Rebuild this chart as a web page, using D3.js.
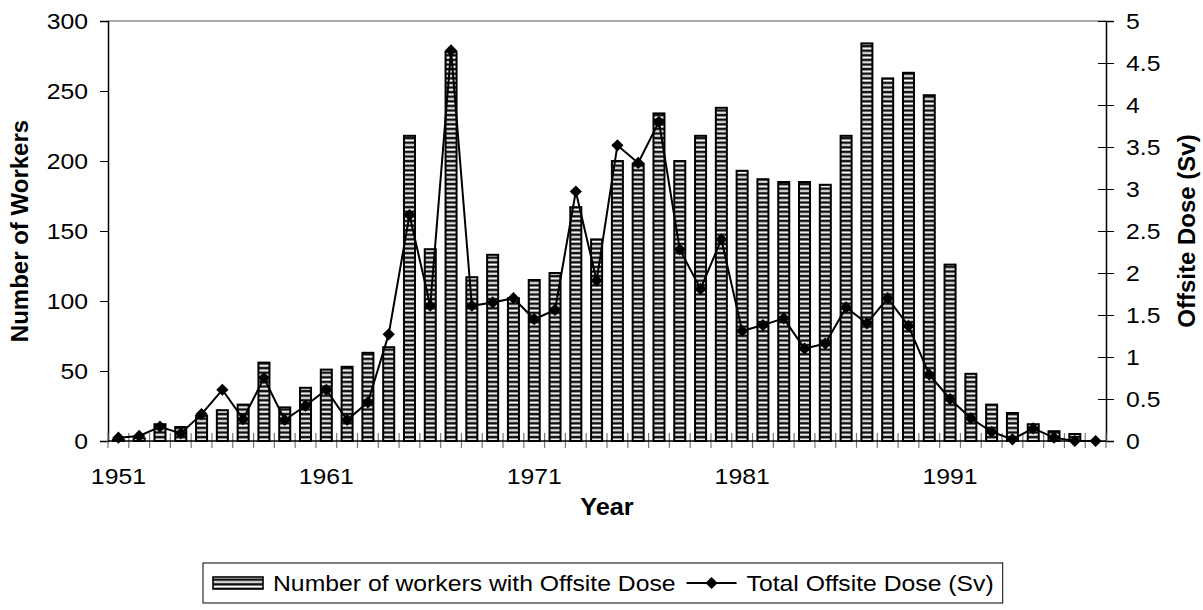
<!DOCTYPE html>
<html>
<head>
<meta charset="utf-8">
<script src="https://cdn.jsdelivr.net/npm/d3@7"></script>
<style>
  body { margin: 0; background: #fff; }
  text { font-family: Arial, "Liberation Sans", sans-serif; fill: #000; }
</style>
</head>
<body>
<div id="chart"></div>
<script>
const ancho = 1203
const alto = 610
const margen = { superior: 21, inferior: 169, izquierdo: 108, derecho: 97 }

// datos
const years = [1951,1952,1953,1954,1955,1956,1957,1958,1959,1960,1961,1962,1963,1964,1965,1966,
  1967,1968,1969,1970,1971,1972,1973,1974,1975,1976,1977,1978,1979,1980,1981,1982,1983,1984,
  1985,1986,1987,1988,1989,1990,1991,1992,1993,1994,1995,1996,1997,1998]
const workers = [1,2,12,10,18,22,26,56,24,38,51,53,63,67,218,137,278,117,133,102,115,120,167,144,
  200,198,234,200,218,238,193,187,185,185,183,218,284,259,263,247,126,48,26,20,12,7,5,0]
const doses = [0.04,0.06,0.17,0.09,0.32,0.61,0.26,0.75,0.25,0.42,0.61,0.25,0.46,1.27,2.69,1.61,
  4.65,1.61,1.65,1.70,1.45,1.56,2.97,1.91,3.52,3.31,3.80,2.28,1.81,2.40,1.31,1.38,1.46,1.10,
  1.16,1.59,1.40,1.70,1.37,0.79,0.50,0.27,0.11,0.02,0.15,0.04,0.0,0.0]
const yearLabels = [1951, 1961, 1971, 1981, 1991]
const leftTicks = [0, 50, 100, 150, 200, 250, 300]
const rightTicks = [0, 0.5, 1, 1.5, 2, 2.5, 3, 3.5, 4, 4.5, 5]

const data = years.map((y, i) => ({ year: y, workers: workers[i], dose: doses[i] }))

const x0 = margen.izquierdo
const x1 = ancho - margen.derecho
const y0 = alto - margen.inferior
const y1 = margen.superior
const fuente = 22.5

const svg = d3.select("#chart").append("svg")
  .attr("width", ancho).attr("height", alto)

// el original esta un poco estirado en horizontal
function estirar(sel) {
  sel.each(function() {
    const w = this.getComputedTextLength()
    d3.select(this).attr("textLength", w * 1.1).attr("lengthAdjust", "spacingAndGlyphs")
  })
}

// patron de barras (rayas horizontales)
const defs = svg.append("defs")
const pat = defs.append("pattern").attr("id", "rayas")
  .attr("patternUnits", "userSpaceOnUse").attr("width", 20).attr("height", 4.6)
pat.append("rect").attr("width", 20).attr("height", 4.6).attr("fill", "#111")
pat.append("rect").attr("y", 1.4).attr("width", 20).attr("height", 2).attr("fill", "#fff")

const x = d3.scaleBand().domain(years).range([x0, x1]).paddingInner(0.47).paddingOuter(0.235)
const y = d3.scaleLinear().domain([0, 300]).range([y0, y1])
const y2 = d3.scaleLinear().domain([0, 5]).range([y0, y1])
const paso = x.step()

// borde superior gris
svg.append("line").attr("x1", x0).attr("x2", x1).attr("y1", y1).attr("y2", y1)
  .attr("stroke", "#8c8c8c").attr("stroke-width", 1.5)

// barras
svg.append("g").selectAll("rect").data(data).join("rect")
  .filter(d => d.workers > 0)
  .attr("x", d => x(d.year))
  .attr("y", d => y(d.workers))
  .attr("width", x.bandwidth())
  .attr("height", d => y0 - y(d.workers))
  .attr("fill", "url(#rayas)")
  .attr("stroke", "#000").attr("stroke-width", 2)

// eje izquierdo
const ejeY = d3.axisLeft(y).tickValues(leftTicks).tickSize(8).tickPadding(12)
const gY = svg.append("g").attr("transform", `translate(${x0},0)`).call(ejeY)
gY.select(".domain").attr("stroke", "#000").attr("stroke-width", 1.5)
gY.selectAll(".tick line").attr("stroke", "#000")
gY.selectAll("text").attr("font-size", fuente).attr("dy", "0.35em").call(estirar)

// eje derecho (ticks que cruzan)
const ejeY2 = d3.axisRight(y2).tickValues(rightTicks).tickFormat(d => String(d))
  .tickSize(8).tickPadding(12)
const gY2 = svg.append("g").attr("transform", `translate(${x1},0)`).call(ejeY2)
gY2.select(".domain").attr("stroke", "#000").attr("stroke-width", 1.5)
gY2.selectAll(".tick line").attr("x1", -8).attr("stroke", "#000")
gY2.selectAll("text").attr("font-size", fuente).attr("dy", "0.35em").call(estirar)

// eje x: etiquetas cada 10 anos, marcas en cada limite de categoria
const ejeX = d3.axisBottom(x).tickValues(yearLabels).tickSize(0).tickPadding(27)
const gX = svg.append("g").attr("transform", `translate(0,${y0})`).call(ejeX)
gX.select(".domain").remove()
gX.selectAll("text").attr("font-size", fuente).call(estirar)
svg.append("g").selectAll("line").data(d3.range(years.length + 1)).join("line")
  .attr("x1", i => x0 + i * paso).attr("x2", i => x0 + i * paso)
  .attr("y1", y0 - 8).attr("y2", y0 + 7)
  .attr("stroke", "#777").attr("stroke-width", 1.2)
svg.append("line").attr("x1", x0).attr("x2", x1).attr("y1", y0).attr("y2", y0)
  .attr("stroke", "#000").attr("stroke-width", 1.5)

// linea de dosis
const cx = d => x(d.year) + x.bandwidth() / 2
svg.append("path").datum(data)
  .attr("d", d3.line().x(cx).y(d => y2(d.dose)))
  .attr("fill", "none").attr("stroke", "#000").attr("stroke-width", 2)
const diamante = d3.symbol().type(d3.symbolDiamond2).size(95)
svg.append("g").selectAll("path").data(data).join("path")
  .attr("d", diamante)
  .attr("transform", d => `translate(${cx(d)},${y2(d.dose)})`)
  .attr("fill", "#000")

// titulos de ejes
svg.append("text").text("Number of Workers")
  .attr("transform", `translate(28,${(y0 + y1) / 2}) rotate(-90)`)
  .attr("text-anchor", "middle").attr("font-size", 24).attr("font-weight", "bold")
svg.append("text").text("Offsite Dose (Sv)")
  .attr("transform", `translate(1195,${(y0 + y1) / 2}) rotate(-90)`)
  .attr("text-anchor", "middle").attr("font-size", 24).attr("font-weight", "bold")
svg.append("text").text("Year")
  .attr("x", (x0 + x1) / 2).attr("y", 515)
  .attr("text-anchor", "middle").attr("font-size", 23).attr("font-weight", "bold")
  .call(estirar)

// leyenda
const leyenda = svg.append("g")
const ly = 583
leyenda.append("rect").attr("x", 213).attr("y", ly - 6).attr("width", 50).attr("height", 12)
  .attr("fill", "url(#rayas)").attr("stroke", "#000").attr("stroke-width", 1.6)
const t1 = leyenda.append("text").text("Number of workers with Offsite Dose")
  .attr("x", 273).attr("y", ly).attr("dy", "0.35em").attr("font-size", fuente).call(estirar)
const fin1 = 273 + +t1.attr("textLength")
const lx = fin1 + 11
leyenda.append("line").attr("x1", lx).attr("x2", lx + 50).attr("y1", ly).attr("y2", ly)
  .attr("stroke", "#000").attr("stroke-width", 2)
leyenda.append("path").attr("d", diamante)
  .attr("transform", `translate(${lx + 25},${ly})`).attr("fill", "#000")
const t2 = leyenda.append("text").text("Total Offsite Dose (Sv)")
  .attr("x", lx + 60).attr("y", ly).attr("dy", "0.35em").attr("font-size", fuente).call(estirar)
const fin2 = lx + 60 + +t2.attr("textLength")
leyenda.insert("rect", ":first-child")
  .attr("x", 203).attr("y", ly - 20).attr("width", fin2 + 9 - 203).attr("height", 40)
  .attr("fill", "#fff").attr("stroke", "#000").attr("stroke-width", 1)
</script>
</body>
</html>
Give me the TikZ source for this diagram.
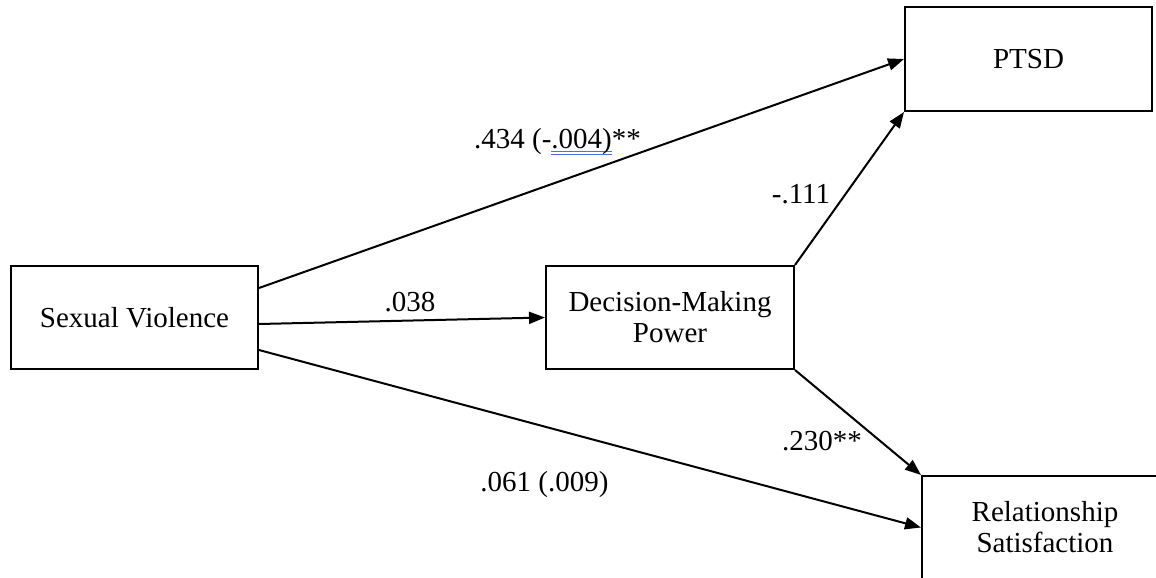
\documentclass[tikz,border=0pt]{standalone}
\usepackage{fontspec}
\setmainfont{Liberation Serif}
\usetikzlibrary{arrows.meta}
\definecolor{ulblue}{RGB}{75,115,215}
\newcommand\dblul[1]{\setbox0\hbox{#1}\rlap{\textcolor{ulblue}{\rule[-4.2pt]{\wd0}{1.3pt}}}\rlap{\textcolor{ulblue}{\rule[-7.4pt]{\wd0}{1.3pt}}}\box0}
\tikzset{
  box/.style={draw=black, line width=2pt, fill=white, align=center, inner sep=0pt,
    font=\fontsize{29}{31}\selectfont},
  arr/.style={line width=2pt, -{Triangle[length=16pt,width=12pt]}},
  lbl/.style={anchor=base, inner sep=0pt, font=\fontsize{29}{31}\selectfont}
}
\begin{document}
\begin{tikzpicture}[x=1pt,y=-1pt]
\useasboundingbox (0,0) rectangle (1156,578);
\clip (0,0) rectangle (1156,578);
\node[box, minimum width=247pt, minimum height=103pt] (sv) at (134.5,317.5) {Sexual Violence};
\node[box, minimum width=248pt, minimum height=103pt] (dmp) at (670,317.5) {Decision-Making\\Power};
\node[box, minimum width=247pt, minimum height=104pt] (ptsd) at (1028.5,59) {PTSD};
\node[box, minimum width=246pt, minimum height=103pt] (rs) at (1045,527.5) {Relationship\\Satisfaction};
\draw[arr] ([yshift=29.5pt]sv.east) -- (ptsd.west);
\draw[arr] ([yshift=-6.5pt]sv.east) -- (dmp.west);
\draw[arr] ([yshift=-32.5pt]sv.east) -- (rs.west);
\draw[arr] (dmp.north east) -- (ptsd.south west);
\draw[arr] (dmp.south east) -- (rs.north west);
\node[lbl] (l1) at (557.5,148) {.434 (-\dblul{.004)}**};
\node[lbl] (l2) at (410,311) {.038};
\node[lbl] (l3) at (801,203) {-.111};
\node[lbl] (l4) at (822,450) {.230**};
\node[lbl] (l5) at (544.5,491) {.061 (.009)};
\end{tikzpicture}
\end{document}
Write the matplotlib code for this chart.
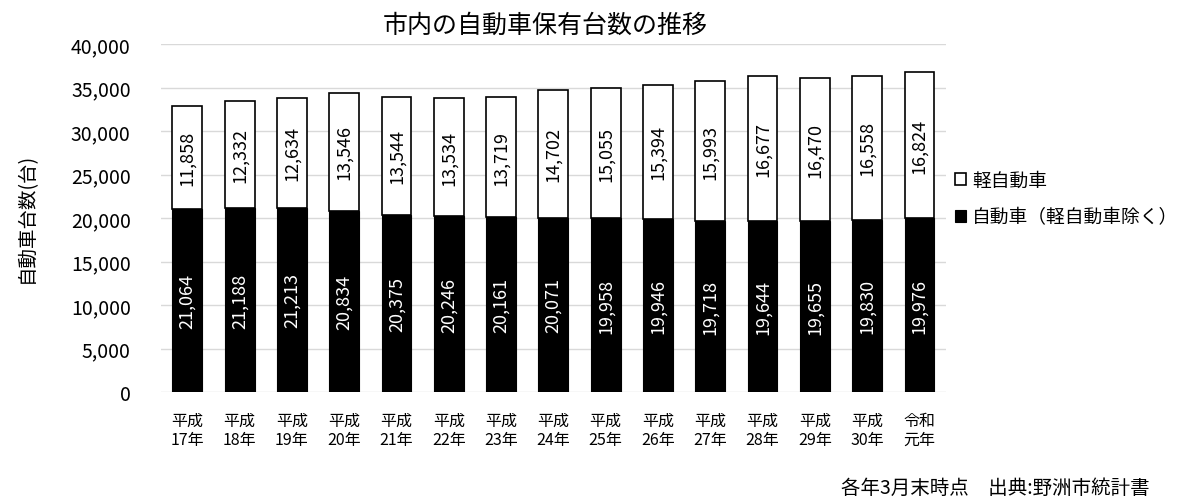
import matplotlib
matplotlib.use("Agg")
import matplotlib.pyplot as plt
from matplotlib.ticker import FuncFormatter, MultipleLocator

plt.rcParams['font.family'] = ['Noto Sans CJK JP', 'DejaVu Sans']

categories = ["平成\n17年", "平成\n18年", "平成\n19年", "平成\n20年", "平成\n21年", "平成\n22年",
              "平成\n23年", "平成\n24年", "平成\n25年", "平成\n26年", "平成\n27年", "平成\n28年",
              "平成\n29年", "平成\n30年", "令和\n元年"]
cars = [21064, 21188, 21213, 20834, 20375, 20246, 20161, 20071, 19958, 19946, 19718, 19644,
        19655, 19830, 19976]
kei = [11858, 12332, 12634, 13546, 13544, 13534, 13719, 14702, 15055, 15394, 15993, 16677,
       16470, 16558, 16824]

title = "市内の自動車保有台数の推移"
ylabel = "自動車台数(台)"
legend_kei = "軽自動車"
legend_car = "自動車（軽自動車除く）"
note = "各年3月末時点　出典:野洲市統計書"

fig = plt.figure(figsize=(12.03, 5.02), dpi=100)
ax = fig.add_axes([0.134, 0.217, 0.652, 0.693])

x = list(range(len(categories)))
w = 0.57
b1 = ax.bar(x, cars, width=w, color="black", edgecolor="black", linewidth=0.8, zorder=3,
            label=legend_car)
b2 = ax.bar(x, kei, width=w, bottom=cars, color="white", edgecolor="black", linewidth=1.2,
            zorder=3, label=legend_kei)

for i in x:
    ax.text(i, cars[i] / 2, f"{cars[i]:,}", rotation=90, ha="center", va="center",
            color="white", fontsize=13, zorder=4)
    ax.text(i, cars[i] + kei[i] / 2, f"{kei[i]:,}", rotation=90, ha="center", va="center",
            color="black", fontsize=13, zorder=4)

ax.set_xlim(-0.5, len(categories) - 0.5)
ax.set_ylim(0, 40000)
ax.yaxis.set_major_locator(MultipleLocator(5000))
ax.yaxis.set_major_formatter(FuncFormatter(lambda v, p: f"{int(v):,}"))
ax.set_xticks(x)
ax.set_xticklabels(categories, fontsize=11.5, linespacing=1.2)
ax.tick_params(axis="x", length=0, pad=14)
ax.tick_params(axis="y", length=0, labelsize=14, pad=22)
ax.grid(axis="y", color="#d9d9d9", linewidth=1, zorder=0)
for s in ax.spines.values():
    s.set_visible(False)

fig.text(0.022, 0.565, ylabel, rotation=90, ha="center", va="center", fontsize=14)
fig.text(0.453, 0.948, title, ha="center", va="center", fontsize=18)

handles = [b2, b1]
leg = fig.legend(handles, [legend_kei, legend_car], loc="upper left",
                 bbox_to_anchor=(0.794, 0.66), frameon=False, fontsize=13.5,
                 handlelength=0.6, handleheight=0.6, handletextpad=0.3, labelspacing=0.85,
                 borderaxespad=0, borderpad=0)

fig.text(0.956, 0.028, note, ha="right", va="center", fontsize=14)

fig.savefig("out.png", dpi=100)
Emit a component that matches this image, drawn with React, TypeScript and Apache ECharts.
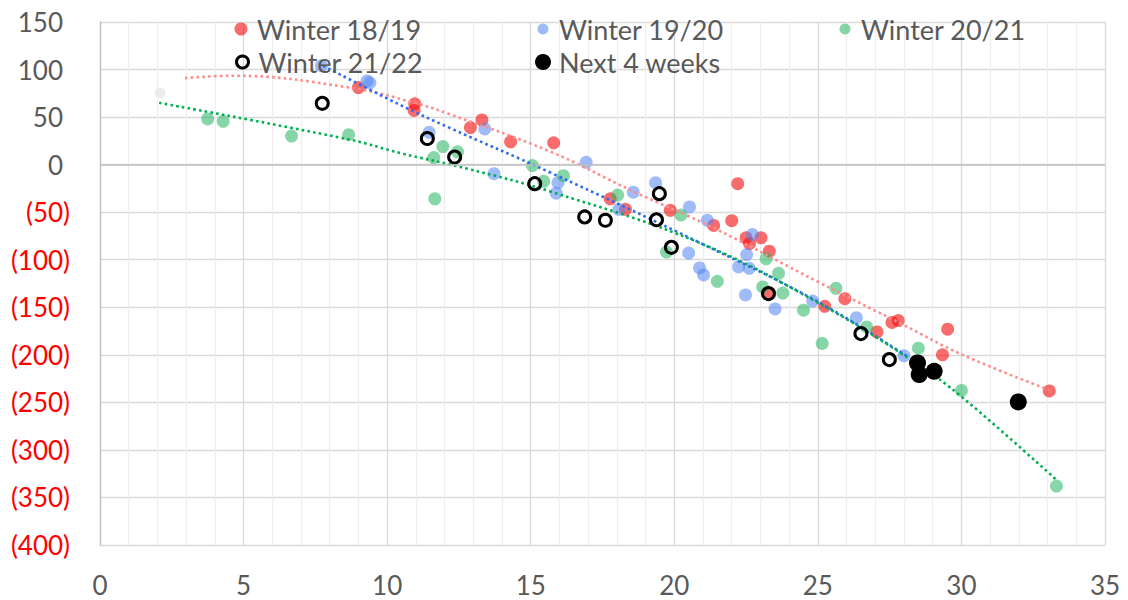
══════
Directions for this task: Skip the pictures and restate exactly the lines from the beginning of the listing to the line with "108, derecho: 97", that line included.

The solution:
Rebuild this chart as a web page, using D3.js.
<!DOCTYPE html>
<html>
<head>
<meta charset="utf-8">
<script src="https://cdn.jsdelivr.net/npm/d3@7"></script>
<style>
  body { margin: 0; background: #fff; }
  text { font-family: Arial, "Liberation Sans", sans-serif; fill: #000; }
</style>
</head>
<body>
<div id="chart"></div>
<script>
const ancho = 1203
const alto = 610
const margen = { superior: 21, inferior: 169, izquierdo: 108, derecho: 97 }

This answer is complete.